**TO BE DONE**
Check each line of the listing below for the string "chart", and copy the ones that have it.

**DATASET EXTRACT**
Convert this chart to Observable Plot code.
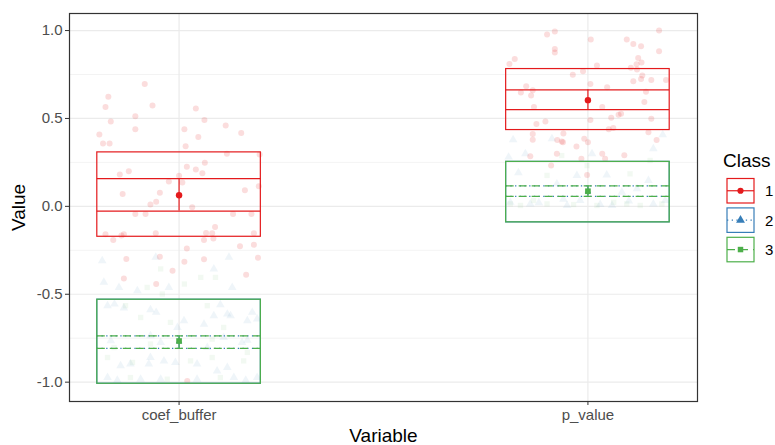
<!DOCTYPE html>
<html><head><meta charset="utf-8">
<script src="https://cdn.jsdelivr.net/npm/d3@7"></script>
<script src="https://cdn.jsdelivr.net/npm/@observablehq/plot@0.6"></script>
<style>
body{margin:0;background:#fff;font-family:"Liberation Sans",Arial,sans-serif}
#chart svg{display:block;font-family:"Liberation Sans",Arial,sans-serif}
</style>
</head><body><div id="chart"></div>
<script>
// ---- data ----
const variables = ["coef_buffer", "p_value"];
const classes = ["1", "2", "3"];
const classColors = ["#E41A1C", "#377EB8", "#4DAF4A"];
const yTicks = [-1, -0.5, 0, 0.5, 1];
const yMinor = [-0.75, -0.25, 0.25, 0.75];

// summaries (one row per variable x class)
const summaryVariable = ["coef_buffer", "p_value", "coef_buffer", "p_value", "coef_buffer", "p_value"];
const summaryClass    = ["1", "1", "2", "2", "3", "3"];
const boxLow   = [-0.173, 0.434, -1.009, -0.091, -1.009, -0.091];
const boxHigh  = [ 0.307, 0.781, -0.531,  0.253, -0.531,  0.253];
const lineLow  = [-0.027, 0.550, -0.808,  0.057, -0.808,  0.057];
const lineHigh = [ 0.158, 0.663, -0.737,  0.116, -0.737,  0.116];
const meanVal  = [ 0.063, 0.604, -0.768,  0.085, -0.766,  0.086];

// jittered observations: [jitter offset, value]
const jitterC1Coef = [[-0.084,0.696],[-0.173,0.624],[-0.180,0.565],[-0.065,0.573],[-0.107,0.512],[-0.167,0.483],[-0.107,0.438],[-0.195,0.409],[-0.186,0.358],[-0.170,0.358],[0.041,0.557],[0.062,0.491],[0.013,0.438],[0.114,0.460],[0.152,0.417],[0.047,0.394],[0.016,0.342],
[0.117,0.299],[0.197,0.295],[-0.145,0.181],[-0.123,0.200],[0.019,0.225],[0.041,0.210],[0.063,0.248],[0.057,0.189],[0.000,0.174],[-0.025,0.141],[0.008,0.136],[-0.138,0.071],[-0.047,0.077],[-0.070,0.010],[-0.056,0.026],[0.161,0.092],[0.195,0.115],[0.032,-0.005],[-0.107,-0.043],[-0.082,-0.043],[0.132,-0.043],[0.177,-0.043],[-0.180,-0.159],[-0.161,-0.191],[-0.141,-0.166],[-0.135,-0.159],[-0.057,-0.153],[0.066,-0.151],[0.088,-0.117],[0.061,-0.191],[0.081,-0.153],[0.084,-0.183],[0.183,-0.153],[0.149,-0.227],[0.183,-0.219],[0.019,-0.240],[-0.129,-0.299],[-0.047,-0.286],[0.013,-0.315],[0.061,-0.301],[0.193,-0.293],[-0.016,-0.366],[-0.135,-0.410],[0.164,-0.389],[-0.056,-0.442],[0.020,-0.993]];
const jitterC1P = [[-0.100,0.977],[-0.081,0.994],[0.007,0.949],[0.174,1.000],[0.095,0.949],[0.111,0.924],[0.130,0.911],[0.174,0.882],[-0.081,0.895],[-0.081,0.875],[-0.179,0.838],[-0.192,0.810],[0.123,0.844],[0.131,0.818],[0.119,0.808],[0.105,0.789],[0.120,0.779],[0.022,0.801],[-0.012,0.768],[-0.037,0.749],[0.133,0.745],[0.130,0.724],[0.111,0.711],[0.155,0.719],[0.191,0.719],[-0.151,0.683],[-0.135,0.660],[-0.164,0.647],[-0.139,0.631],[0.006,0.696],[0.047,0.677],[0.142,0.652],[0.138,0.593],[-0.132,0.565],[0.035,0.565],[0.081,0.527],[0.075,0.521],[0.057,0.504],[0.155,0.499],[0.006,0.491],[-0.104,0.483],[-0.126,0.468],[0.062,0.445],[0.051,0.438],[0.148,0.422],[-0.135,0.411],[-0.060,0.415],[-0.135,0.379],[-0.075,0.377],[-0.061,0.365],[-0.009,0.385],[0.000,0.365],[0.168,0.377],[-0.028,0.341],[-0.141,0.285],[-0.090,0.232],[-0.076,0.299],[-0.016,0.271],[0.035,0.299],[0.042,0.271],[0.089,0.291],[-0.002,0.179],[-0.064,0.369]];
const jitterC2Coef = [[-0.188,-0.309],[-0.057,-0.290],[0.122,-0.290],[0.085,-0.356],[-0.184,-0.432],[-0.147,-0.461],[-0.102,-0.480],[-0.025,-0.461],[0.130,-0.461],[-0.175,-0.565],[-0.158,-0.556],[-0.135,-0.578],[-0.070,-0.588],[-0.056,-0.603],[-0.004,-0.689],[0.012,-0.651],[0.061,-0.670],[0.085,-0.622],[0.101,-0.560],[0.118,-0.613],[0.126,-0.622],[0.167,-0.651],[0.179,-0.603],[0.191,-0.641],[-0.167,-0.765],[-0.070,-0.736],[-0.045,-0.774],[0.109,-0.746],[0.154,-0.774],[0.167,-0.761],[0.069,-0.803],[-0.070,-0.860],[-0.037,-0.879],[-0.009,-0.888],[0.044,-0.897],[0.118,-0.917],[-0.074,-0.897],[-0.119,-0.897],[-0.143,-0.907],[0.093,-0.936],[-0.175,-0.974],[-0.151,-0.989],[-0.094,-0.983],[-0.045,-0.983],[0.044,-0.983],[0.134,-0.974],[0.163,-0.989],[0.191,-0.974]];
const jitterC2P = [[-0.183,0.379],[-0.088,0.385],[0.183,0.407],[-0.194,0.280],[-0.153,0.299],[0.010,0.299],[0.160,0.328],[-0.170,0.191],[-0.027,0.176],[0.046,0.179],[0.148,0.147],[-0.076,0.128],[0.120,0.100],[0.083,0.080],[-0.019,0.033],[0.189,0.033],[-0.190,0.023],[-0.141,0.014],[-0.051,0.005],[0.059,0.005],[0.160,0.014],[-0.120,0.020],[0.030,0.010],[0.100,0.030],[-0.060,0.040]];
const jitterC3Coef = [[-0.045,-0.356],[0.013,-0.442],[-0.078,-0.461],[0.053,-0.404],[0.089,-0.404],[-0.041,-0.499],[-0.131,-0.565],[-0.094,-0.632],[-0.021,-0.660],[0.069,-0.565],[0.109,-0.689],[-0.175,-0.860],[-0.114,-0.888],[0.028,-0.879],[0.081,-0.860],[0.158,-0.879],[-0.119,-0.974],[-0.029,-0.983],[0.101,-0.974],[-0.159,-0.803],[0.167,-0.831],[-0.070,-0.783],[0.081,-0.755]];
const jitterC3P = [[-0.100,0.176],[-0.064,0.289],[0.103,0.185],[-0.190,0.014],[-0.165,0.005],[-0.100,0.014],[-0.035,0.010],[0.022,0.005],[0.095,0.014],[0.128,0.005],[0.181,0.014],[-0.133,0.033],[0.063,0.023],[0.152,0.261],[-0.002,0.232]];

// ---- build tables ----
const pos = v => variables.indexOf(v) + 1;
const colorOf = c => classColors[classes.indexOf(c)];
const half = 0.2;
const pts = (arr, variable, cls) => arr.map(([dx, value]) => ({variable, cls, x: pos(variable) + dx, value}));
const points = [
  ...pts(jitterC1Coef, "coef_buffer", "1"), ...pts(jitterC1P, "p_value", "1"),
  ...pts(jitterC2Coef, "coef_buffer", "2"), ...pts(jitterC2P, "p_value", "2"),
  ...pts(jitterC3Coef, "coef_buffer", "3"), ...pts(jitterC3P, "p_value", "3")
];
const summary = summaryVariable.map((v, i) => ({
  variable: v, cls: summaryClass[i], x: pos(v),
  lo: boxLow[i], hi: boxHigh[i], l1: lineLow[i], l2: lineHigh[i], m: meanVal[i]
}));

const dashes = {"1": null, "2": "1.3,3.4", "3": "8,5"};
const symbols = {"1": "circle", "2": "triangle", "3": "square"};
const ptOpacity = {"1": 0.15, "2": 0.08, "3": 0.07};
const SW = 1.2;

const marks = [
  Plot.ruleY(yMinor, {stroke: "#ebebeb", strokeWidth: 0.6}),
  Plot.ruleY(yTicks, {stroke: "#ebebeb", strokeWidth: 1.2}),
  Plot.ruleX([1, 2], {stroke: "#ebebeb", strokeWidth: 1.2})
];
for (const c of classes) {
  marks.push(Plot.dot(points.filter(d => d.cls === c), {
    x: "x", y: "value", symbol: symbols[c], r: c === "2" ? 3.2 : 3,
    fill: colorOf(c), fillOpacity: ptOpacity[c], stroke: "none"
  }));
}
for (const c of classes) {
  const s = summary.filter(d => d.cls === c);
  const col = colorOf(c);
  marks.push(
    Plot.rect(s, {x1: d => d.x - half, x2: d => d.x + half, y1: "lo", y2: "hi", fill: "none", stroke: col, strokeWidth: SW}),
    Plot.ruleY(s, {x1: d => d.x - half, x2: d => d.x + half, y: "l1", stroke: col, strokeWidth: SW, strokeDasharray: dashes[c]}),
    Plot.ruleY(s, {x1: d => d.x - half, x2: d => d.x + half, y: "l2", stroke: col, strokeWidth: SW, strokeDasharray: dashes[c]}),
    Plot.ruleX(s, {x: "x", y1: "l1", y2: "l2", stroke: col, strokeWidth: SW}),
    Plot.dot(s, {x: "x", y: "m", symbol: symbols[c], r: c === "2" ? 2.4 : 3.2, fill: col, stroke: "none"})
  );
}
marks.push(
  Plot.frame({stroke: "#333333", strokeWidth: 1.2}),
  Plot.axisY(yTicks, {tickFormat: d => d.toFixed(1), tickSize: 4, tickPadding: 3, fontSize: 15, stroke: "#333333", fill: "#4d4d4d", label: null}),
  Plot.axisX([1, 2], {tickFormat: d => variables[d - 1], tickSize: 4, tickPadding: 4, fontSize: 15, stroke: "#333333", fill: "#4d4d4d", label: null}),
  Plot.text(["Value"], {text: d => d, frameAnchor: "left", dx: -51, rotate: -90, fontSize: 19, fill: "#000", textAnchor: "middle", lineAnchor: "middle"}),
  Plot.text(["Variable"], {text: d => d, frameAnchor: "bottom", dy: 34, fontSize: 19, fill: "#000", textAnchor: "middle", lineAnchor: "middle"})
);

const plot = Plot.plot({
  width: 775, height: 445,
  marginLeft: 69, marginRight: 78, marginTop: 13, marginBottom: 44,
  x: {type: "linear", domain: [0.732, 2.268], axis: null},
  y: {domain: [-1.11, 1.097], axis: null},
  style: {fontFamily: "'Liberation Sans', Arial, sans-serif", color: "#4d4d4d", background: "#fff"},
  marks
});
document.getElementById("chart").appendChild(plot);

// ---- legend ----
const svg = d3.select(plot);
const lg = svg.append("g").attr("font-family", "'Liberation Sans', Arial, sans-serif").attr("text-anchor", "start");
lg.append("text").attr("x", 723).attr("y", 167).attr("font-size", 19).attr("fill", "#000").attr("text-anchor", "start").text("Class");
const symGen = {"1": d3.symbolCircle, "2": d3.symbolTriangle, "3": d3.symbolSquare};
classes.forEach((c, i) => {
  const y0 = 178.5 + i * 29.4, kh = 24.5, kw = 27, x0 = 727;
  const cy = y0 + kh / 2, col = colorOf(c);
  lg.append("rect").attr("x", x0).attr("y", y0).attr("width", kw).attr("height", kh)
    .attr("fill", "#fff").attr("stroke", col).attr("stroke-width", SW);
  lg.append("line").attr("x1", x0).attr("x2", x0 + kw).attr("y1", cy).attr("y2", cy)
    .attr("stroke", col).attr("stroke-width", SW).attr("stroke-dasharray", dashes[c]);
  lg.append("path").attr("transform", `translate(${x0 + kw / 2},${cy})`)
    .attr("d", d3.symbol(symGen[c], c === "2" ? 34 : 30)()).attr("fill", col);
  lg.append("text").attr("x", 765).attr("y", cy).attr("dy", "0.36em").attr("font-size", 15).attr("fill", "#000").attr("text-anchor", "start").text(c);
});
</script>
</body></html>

**SOLVED PROBLEM**
Convert this chart to Observable Plot code.
#chart svg{display:block;font-family:"Liberation Sans",Arial,sans-serif}
</head><body><div id="chart"></div>
document.getElementById("chart").appendChild(plot);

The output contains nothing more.